## REQUIRED WORK
Write out word for word each line of the records, beginning at the first and stopping after the line with "from matplotlib.ticker import". Leave the pictures out.

[Records with drawing code]

-*-*-

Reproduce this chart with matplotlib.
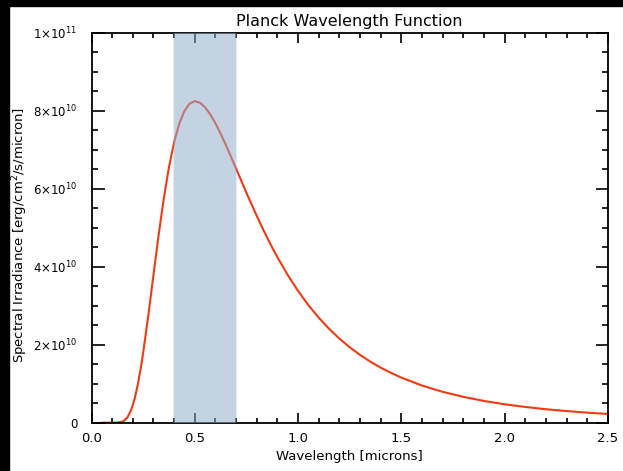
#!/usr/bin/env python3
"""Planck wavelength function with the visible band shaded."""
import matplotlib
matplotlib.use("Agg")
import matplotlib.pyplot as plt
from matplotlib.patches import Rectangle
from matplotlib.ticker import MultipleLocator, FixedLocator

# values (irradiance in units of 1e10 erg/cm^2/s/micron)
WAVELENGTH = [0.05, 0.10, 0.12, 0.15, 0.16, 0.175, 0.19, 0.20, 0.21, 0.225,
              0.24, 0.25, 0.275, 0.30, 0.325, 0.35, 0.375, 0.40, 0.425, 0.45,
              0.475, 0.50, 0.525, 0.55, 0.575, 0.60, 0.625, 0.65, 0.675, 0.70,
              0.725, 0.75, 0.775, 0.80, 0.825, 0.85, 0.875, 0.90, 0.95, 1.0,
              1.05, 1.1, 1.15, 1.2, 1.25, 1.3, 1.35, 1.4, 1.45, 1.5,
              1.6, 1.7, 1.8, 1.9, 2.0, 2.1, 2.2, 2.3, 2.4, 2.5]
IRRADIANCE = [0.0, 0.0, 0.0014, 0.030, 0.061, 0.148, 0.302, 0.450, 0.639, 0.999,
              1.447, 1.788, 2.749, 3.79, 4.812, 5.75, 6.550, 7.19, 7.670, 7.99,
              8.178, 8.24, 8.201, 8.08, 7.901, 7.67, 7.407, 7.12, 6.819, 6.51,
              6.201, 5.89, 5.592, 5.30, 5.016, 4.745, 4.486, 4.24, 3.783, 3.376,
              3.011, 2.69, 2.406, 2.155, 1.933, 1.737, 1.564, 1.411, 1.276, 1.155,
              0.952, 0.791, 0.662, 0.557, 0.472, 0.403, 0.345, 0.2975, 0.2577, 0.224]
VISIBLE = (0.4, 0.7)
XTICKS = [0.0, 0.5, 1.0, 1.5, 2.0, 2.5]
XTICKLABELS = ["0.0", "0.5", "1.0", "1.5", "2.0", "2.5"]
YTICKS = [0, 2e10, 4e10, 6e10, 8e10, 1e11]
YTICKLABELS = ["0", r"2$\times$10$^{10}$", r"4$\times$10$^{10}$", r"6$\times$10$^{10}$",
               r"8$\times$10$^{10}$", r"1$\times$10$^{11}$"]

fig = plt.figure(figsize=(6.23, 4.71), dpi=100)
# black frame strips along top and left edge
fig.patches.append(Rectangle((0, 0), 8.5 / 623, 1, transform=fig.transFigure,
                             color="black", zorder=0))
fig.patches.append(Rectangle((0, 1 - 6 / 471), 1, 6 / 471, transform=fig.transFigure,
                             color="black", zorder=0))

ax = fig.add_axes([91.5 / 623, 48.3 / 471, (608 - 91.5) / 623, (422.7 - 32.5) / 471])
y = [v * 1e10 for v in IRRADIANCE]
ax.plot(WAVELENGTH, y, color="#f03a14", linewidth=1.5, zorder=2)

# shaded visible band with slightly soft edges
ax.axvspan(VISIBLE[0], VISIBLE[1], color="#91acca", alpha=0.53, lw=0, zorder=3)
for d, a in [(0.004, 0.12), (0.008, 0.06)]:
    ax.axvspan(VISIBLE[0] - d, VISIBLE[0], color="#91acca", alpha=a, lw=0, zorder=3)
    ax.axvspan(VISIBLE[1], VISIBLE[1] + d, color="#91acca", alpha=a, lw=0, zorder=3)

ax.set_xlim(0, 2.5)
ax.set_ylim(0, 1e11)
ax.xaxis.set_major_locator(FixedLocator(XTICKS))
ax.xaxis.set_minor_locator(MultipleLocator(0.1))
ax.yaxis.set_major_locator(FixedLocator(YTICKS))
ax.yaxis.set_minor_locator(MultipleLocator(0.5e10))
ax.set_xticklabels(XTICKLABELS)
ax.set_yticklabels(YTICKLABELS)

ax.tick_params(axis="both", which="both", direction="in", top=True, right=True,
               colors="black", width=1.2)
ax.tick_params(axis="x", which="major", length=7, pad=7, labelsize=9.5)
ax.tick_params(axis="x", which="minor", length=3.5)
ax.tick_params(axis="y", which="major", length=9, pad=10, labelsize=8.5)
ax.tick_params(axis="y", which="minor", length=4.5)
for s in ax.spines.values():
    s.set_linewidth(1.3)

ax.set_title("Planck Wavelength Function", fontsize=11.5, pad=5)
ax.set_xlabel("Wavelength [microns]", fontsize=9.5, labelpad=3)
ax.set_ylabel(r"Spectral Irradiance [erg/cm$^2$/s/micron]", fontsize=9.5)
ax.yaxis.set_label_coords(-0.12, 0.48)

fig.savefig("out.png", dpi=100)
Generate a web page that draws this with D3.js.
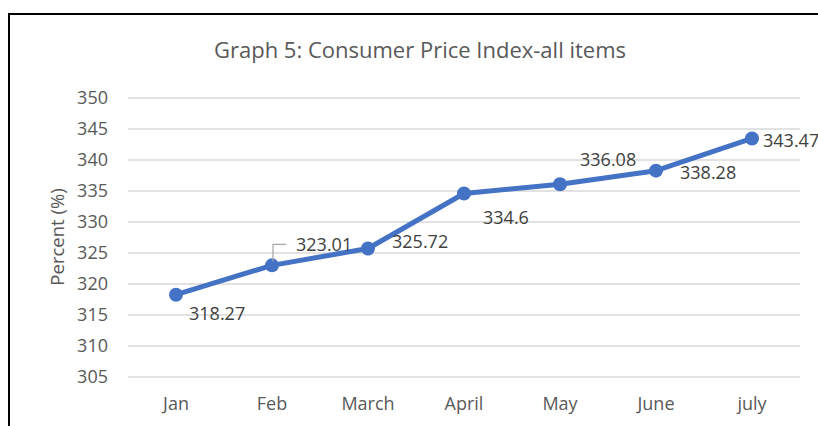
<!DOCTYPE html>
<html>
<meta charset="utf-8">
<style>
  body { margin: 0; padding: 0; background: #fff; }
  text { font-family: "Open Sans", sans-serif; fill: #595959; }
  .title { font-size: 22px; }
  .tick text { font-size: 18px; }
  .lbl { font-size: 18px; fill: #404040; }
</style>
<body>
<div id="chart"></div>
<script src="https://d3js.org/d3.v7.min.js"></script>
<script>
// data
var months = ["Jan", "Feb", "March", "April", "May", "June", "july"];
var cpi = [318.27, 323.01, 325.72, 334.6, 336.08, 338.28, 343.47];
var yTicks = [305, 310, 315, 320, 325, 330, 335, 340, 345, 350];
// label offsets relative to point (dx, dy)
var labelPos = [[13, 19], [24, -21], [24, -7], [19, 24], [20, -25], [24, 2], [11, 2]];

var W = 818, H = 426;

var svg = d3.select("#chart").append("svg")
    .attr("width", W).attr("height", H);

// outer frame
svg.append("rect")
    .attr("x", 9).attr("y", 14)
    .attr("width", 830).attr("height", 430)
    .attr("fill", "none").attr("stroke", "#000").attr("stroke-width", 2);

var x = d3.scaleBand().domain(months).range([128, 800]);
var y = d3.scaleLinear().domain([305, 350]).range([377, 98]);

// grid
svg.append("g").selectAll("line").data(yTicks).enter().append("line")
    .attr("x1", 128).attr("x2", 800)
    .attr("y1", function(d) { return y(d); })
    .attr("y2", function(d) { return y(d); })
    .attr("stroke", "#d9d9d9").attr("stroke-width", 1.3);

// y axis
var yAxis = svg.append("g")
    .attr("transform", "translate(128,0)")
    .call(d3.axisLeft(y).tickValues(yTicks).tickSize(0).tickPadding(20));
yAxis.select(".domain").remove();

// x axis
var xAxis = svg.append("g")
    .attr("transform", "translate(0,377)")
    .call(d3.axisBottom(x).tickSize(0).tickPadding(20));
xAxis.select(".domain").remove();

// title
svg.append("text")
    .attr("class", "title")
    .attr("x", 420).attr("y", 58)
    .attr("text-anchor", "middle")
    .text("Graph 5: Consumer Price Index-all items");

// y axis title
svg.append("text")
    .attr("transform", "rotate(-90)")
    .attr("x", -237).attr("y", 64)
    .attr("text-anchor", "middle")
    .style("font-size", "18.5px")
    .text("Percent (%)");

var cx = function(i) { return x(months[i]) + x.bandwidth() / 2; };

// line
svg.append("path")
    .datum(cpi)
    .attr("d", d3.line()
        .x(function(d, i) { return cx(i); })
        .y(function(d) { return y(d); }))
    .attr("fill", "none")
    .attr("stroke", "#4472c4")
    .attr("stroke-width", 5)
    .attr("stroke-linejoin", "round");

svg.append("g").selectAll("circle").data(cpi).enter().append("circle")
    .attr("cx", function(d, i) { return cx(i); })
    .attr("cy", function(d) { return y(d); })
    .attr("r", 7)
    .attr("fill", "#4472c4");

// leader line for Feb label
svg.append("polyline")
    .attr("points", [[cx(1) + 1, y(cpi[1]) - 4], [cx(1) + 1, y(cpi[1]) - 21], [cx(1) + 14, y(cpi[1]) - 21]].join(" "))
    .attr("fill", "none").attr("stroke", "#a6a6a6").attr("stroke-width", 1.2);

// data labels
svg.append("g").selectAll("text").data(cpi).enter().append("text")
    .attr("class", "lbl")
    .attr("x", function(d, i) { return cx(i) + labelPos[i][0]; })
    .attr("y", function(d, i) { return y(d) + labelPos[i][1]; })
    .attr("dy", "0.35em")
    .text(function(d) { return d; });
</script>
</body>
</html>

-*-*-

## CORRECT OUTPUT
Reproduce this chart with matplotlib.
#!/usr/bin/env python3
"""Planck wavelength function with the visible band shaded."""
import matplotlib
matplotlib.use("Agg")
import matplotlib.pyplot as plt
from matplotlib.patches import Rectangle
from matplotlib.ticker import MultipleLocator, FixedLocator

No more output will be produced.